After those tasks are done, Blender/Cycles moves onto the next frame. Since two of those tasks are done on the CPU, they can not be sped up by distrobuting work across multiple GPUs. And since your render times are so low, I suspect the fact those two tasks are done on the CPU is leading to you not seeing the performance uplift you want.

Note: Lukas Stocker was was working on making that last part (saving the image) asyncronous which would result in faster overall animation renders when the output frames were large and the render times were short. You can find the patch here (⚙ D7952 Render: Add option to write frames asynchronously when rendering animations). If you want to use it, you can apply it to the Blender source code and build Blender yourself. But I suspect it may require a bit of manual work to get working.

4 Likes

The performance uplift comes from the fact that it’s 4 frames being done every 2.7 seconds, because 4 gpus, instead of 1 frame, which turns into an average of 1 frame every 0.67s. But yeah, I’m technically seeing a downlift in performance.
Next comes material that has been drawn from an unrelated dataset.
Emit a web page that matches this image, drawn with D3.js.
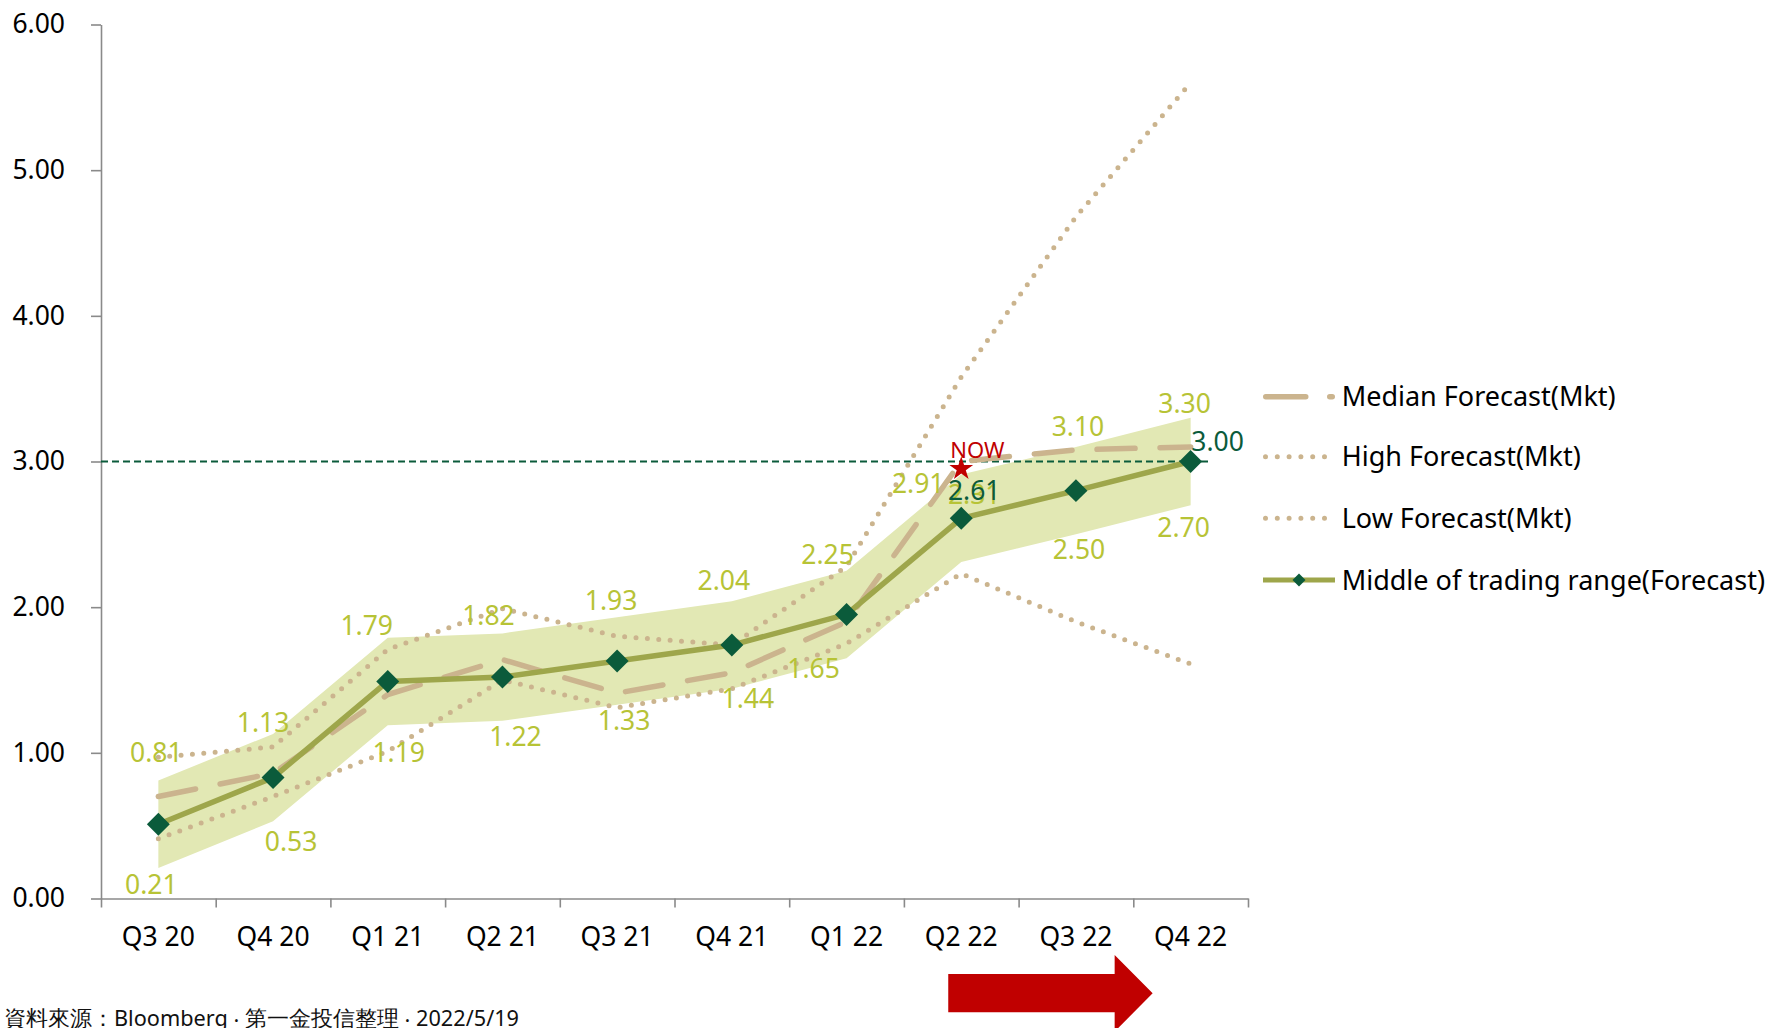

I’m using cycles with about 30 samples on a 1280x1024 image with optix denoising turned on. It’s running on a machine with 4 RTX A6000s and a threadripper 3960x. The output is a png and I believe there’s no other processing on the output which could increase amount of time it takes to write to disk. The disk itself is an nvme ssd with pretty high write speeds, so it shouldn’t be too big of a bottleneck either. When I run system monitor while rendering on 4 processes, I see that cpu usage is around 100% on every single thread. The scenes themselves are fairly light and only use about 2GB of vram on each gpu (out of 48 gb).
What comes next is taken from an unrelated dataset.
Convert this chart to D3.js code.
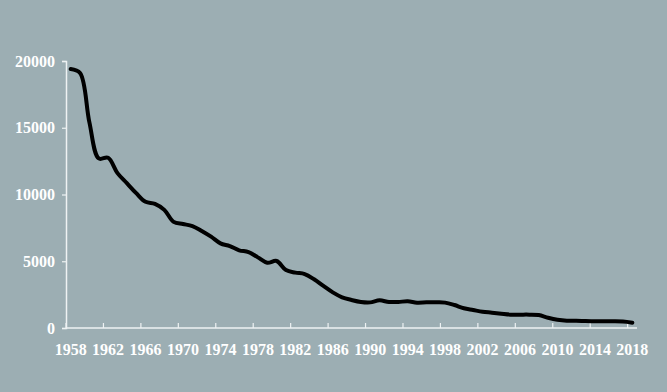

I didn’t know that scene initialization took a lot of CPU. Currently, the script I’m using creates and destroys a new blender scene for every frame. That’s done by parsing a json config file and using blender api to create the specified scene with the specified obj models. The models are linked instead of reloaded for every frame, which helps with the read overhead. I can try out the asynchronous write I guess, any other avenues of speedup that you can think of?

Would making a process for each frame until vram limit is hit help, or some other way to max out the available vram and gpu usage? What about ways to speed up scene initialization on Cycles?
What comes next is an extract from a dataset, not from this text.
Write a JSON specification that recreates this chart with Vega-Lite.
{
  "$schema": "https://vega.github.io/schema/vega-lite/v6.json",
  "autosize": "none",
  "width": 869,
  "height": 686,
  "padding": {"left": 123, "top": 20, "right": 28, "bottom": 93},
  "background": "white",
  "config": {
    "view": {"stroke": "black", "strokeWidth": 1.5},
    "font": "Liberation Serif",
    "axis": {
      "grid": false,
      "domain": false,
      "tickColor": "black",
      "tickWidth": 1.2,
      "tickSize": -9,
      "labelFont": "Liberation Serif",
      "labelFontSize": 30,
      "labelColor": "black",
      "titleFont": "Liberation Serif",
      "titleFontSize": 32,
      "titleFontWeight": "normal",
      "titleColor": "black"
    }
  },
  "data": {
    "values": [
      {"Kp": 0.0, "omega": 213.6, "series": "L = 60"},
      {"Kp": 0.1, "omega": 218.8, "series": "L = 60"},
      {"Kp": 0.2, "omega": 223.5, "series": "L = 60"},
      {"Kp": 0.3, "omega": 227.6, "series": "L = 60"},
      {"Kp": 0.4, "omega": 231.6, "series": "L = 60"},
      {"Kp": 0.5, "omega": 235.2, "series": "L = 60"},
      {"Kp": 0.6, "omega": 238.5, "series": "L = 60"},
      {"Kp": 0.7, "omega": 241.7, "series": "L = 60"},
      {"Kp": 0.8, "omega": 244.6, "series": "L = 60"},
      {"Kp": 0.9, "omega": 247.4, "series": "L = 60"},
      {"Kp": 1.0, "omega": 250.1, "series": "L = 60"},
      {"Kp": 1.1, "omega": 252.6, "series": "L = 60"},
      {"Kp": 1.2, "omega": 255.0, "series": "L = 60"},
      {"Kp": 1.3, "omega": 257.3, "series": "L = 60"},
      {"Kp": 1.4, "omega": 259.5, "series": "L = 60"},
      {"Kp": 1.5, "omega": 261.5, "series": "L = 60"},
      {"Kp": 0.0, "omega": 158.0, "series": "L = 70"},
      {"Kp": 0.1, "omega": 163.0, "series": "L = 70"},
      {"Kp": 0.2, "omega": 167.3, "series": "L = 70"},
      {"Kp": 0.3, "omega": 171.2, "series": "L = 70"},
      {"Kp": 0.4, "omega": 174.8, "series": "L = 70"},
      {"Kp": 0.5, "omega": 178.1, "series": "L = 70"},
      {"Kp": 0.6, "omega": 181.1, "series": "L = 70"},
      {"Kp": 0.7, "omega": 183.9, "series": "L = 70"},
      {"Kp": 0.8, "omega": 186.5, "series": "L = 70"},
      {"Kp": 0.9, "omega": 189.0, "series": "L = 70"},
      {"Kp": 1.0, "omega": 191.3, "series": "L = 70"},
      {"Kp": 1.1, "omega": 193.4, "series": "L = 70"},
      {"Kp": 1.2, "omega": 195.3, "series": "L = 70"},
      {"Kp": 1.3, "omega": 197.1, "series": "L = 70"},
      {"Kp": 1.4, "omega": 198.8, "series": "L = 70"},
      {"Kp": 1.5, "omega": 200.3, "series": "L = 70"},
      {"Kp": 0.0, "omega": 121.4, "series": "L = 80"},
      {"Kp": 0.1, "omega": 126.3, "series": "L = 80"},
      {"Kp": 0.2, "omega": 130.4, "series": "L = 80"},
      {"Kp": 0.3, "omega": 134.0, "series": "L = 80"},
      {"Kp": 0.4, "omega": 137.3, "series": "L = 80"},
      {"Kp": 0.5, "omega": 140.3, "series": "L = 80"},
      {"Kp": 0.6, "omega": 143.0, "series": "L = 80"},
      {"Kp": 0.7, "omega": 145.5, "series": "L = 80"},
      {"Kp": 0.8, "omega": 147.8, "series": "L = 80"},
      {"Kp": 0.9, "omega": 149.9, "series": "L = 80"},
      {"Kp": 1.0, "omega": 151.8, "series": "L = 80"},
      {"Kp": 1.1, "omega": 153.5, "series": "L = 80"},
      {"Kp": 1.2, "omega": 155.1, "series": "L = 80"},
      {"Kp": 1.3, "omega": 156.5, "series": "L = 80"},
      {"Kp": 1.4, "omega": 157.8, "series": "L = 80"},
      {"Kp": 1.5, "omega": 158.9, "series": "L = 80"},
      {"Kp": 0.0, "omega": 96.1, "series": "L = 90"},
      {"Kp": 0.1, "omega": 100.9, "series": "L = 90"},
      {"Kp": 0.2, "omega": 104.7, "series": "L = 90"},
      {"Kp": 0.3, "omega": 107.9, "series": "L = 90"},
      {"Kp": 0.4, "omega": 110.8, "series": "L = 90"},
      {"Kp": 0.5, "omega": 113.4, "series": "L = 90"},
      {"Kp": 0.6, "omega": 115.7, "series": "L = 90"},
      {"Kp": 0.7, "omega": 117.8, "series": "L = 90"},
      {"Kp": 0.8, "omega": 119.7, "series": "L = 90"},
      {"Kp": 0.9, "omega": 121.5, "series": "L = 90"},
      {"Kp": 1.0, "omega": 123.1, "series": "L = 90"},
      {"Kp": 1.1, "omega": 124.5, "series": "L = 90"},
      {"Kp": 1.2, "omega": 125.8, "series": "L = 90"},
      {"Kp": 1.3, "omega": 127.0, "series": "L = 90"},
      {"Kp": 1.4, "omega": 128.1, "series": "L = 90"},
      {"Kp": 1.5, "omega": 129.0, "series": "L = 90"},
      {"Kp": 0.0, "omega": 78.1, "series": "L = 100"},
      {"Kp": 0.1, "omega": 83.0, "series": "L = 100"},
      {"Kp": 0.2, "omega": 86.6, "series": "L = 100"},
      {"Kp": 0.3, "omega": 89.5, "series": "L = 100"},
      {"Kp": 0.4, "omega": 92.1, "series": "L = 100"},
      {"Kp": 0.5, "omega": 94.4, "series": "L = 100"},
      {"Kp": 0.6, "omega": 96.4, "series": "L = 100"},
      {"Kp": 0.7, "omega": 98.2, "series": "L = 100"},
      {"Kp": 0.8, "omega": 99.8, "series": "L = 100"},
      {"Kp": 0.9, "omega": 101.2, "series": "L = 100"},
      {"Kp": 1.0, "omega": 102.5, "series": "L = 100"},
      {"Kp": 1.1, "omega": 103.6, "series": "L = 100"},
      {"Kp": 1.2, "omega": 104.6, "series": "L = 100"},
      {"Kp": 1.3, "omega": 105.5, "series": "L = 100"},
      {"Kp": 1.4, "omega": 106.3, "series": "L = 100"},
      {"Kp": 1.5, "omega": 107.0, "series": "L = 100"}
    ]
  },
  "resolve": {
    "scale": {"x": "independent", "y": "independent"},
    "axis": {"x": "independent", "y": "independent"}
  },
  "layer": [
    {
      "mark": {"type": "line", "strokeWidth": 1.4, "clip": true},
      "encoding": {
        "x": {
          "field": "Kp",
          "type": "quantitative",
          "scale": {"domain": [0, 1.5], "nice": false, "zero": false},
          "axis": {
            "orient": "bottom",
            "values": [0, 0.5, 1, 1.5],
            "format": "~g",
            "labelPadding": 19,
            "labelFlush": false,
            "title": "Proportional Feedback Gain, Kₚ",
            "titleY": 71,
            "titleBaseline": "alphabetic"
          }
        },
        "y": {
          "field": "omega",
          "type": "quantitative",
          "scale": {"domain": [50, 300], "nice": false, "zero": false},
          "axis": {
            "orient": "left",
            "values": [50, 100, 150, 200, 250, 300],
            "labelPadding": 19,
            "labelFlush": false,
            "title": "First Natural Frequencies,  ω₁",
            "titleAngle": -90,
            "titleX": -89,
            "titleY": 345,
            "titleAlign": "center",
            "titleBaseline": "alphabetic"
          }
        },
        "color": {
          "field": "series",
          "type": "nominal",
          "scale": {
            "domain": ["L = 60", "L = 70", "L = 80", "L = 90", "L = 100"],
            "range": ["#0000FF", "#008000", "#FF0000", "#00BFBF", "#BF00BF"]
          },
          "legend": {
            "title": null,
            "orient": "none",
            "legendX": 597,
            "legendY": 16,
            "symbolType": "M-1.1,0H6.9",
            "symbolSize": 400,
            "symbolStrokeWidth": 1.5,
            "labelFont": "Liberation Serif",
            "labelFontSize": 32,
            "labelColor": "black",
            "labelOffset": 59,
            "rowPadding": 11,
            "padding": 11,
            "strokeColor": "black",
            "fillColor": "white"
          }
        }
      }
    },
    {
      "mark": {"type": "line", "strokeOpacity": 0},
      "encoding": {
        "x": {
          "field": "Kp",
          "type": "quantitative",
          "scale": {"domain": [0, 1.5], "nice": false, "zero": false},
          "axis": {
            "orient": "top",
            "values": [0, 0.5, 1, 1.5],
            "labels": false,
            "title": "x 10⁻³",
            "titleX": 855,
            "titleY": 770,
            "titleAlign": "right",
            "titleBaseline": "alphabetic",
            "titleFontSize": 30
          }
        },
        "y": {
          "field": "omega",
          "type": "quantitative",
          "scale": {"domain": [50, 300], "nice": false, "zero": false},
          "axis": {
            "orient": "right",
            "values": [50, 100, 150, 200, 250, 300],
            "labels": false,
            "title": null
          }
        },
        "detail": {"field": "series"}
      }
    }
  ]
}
Based on the fact your script is creating and destroying instances of Blender for each frame, you will probably see no improvement with the asynchronous write patch. The asynchronous write patch will only help if you create a Blender instance that then renders multiple frames of an animation one after another before being destroyed.

As for other avenues you could persue to speed up rendering, I’m not exactly sure. The CPU is probably your limiting factor in this case, so upgrading your CPU, or shifting the GPUs to different different computers with their own CPUs might help.
As for ways to speed up scene initialization, maybe you could create a script/program that asyncronously creates the next Cycles scens while the GPUs are rendering the current one. But that might lead to a performance decrease due to various factors?

Maybe other people will have better ideas on what to do?

My suggestion is as follows.

load all models into a blender scene (or a subset)
create a python script to

  • ensure only one unique GPU is used (and not one thats already used, you may need to pipe extra commands through for this)
  • enable / disable render visibility on different objects based on the json file
  • Change render output directory
  • render
  • loop back to the first part

Then, set up 4 different instances, each rendering on ONE GPU and not the cpu. I would also split the json file up into 4 different files, to ensure there is no overlap.

I would also suggest doing this all via commandline.

If its only taking up 2GB of ram, you could be able to up the amount of instances aswell, keeping everything utilised as much as possible.